La tribuna

Salvador Gutiérrez Solís

Parejas televisivas

JAMÁS podría haber imaginado Cupido que su profesión alcanzara tal dimensión, hasta el punto de convertirse en el entretenimiento favorito de millones de telespectadores. Las flechas se han transformado en ondas. Cosas que pasan, quién lo diría. San Valentín, ese santo envuelto entre corazones y cajas de bombones, dejará de tener sentido a este paso, para qué dedicar una fecha concreta al amor si el amor, o lo que sea eso, se ha colado en el prime time de nuestra rutina diaria. De la mañana a la noche. La mismísima Celestina ve peligrar su apodo, su trono, su definición, y es que los locutores de camisas horripilantes y peinados estratosféricos la cuestionan cada día, al otro lado del mando a distancia. Ni a los grandes clásicos se respeta ya. Si uno se asoma a la parrilla televisiva que las diferentes cadenas nos ofrecen cada día puede descubrir, sin necesidad de adentrarse en la jungla, que los programas cuyo fin es el que dos personas, normalmente de sexos opuestos, se emparejen abundan y proliferan como champiñones en un sótano. Y si además de tirar tejos, flirteo, ligoteo o como se llame eso, la palabra seducción me parece muy lejana en estos casos, hay greña, insultos, discusión tampoco es una palabra adecuada, me temo, mejor que mejor.
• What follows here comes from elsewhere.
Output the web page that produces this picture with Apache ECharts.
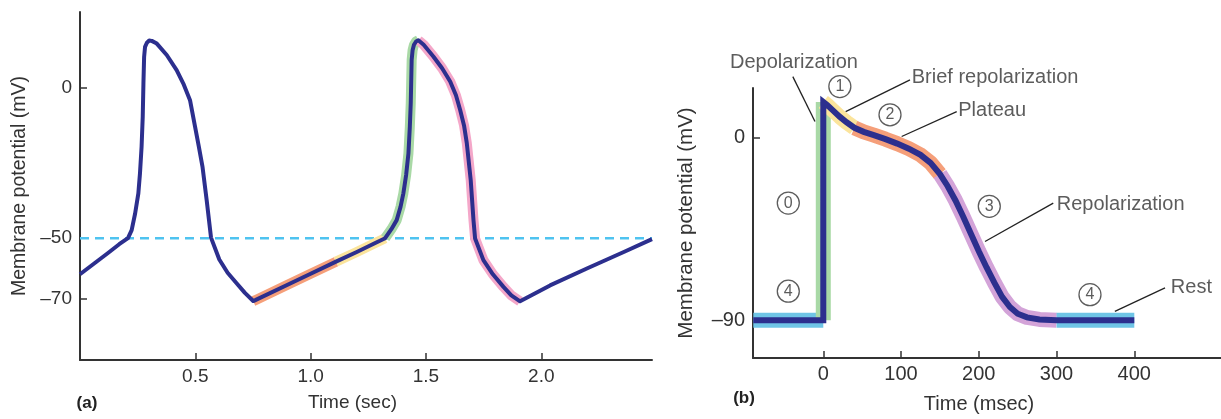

Más gusta, más nos gusta, más audiencia, más tuits, más de todo, contratos, portadas -con o sin ropa-, más salas vips, cinco minutos de popularidad, que no de gloria, salvo que la gloria habite ahora en las entrañas del infierno.

Los programas a los que me refiero, no le voy dedicar espacio -ni tiempo- a recapitularlos, ya sabemos todos de lo que hablamos, aparte de horripilantes en estética, decorados, vestuarios, primarios en ideas, sin apenas guión, muy pobres en todos los sentidos, tengamos en cuenta que se tratan de programas de saldo, muy baratos de producir, si se comparan con cualquier otra producción televisiva, ofrecen, vitorean, encumbran una serie de comportamientos, modelos y situaciones que en ningún caso podemos entender como ni remotamente positivos, sino todo lo contrario. En primer lugar, en esos programas lo que tradicionalmente hemos conocido como educación se convierte o pasa a ser algo, cómo explicarlo, de escaso valor, o mejor, de ningún valor, porque no es que se devalúe, es que, simplemente, no existe. Y si a la mala o nula educación le sumamos que son programas que exhiben, y se vanaglorian de hacerlo, un machismo tan atroz como casposo, pues más motivos para reconciliarse o iniciarse en la lectura, entregarse a la cría de periquitos malayos o simplemente charlar con su pareja, familia o amigos. Cada día estoy más convencido de que la televisión debería contar con un código deontológico, de buenas prácticas, que exigiese un mínimo de calidad, y que el espacio o cadena que lo incumpliese pudiera ser sancionado y, por supuesto, no ser exhibido el producto denunciado. ¿El fin de la televisión? Me temo que esa frontera, la de la calidad y la ética en la televisión, hace tiempo que quedó muy atrás, y que regresar a la senda de lo razonable es una tarea que se me antoja más que complicada.

Pero el aspecto más nocivo, incluso contagioso, hablemos de pandemia, que contemplo en este tipo de artefactos televisivos es el del modelo social, o modelo de personajes, que proyectan. En los méritos de sus grandes protagonistas no encontrará valores destacados, coherencia, disciplina, entrega o sacrificio, elevada formación o exquisita educación, así que no los busque. Destilan simplicidad, frivolidad, facilidad, que todo lo que proponen, todas sus metas, son muy fáciles de conseguir, mediante cirugía o gimnasio, además de ofrecer una involución, por no decir decadencia, de las relaciones personales. El griterío y el insulto son armas a exhibir, el ingenio de famélicas frases en madrugada de discoteca hortera, la oratoria permanente. Y llegar muy rápido, y de cualquier manera, a la portada de una revista, a una exclusiva de mil euros, a lo que sea, la gran meta. Y habrá quien contemple estos programas desde la distancia, como quien paga su entrada de circo para ver al hombre de cinco piernas y a la mujer barbuda. Pero también hay, me temo, quien los contempla desde la admiración. Usted decide, ya que estos programas, como otros, sobreviven gracias a lo que usted y yo, entre otros muchos, decidimos. Como casi todo.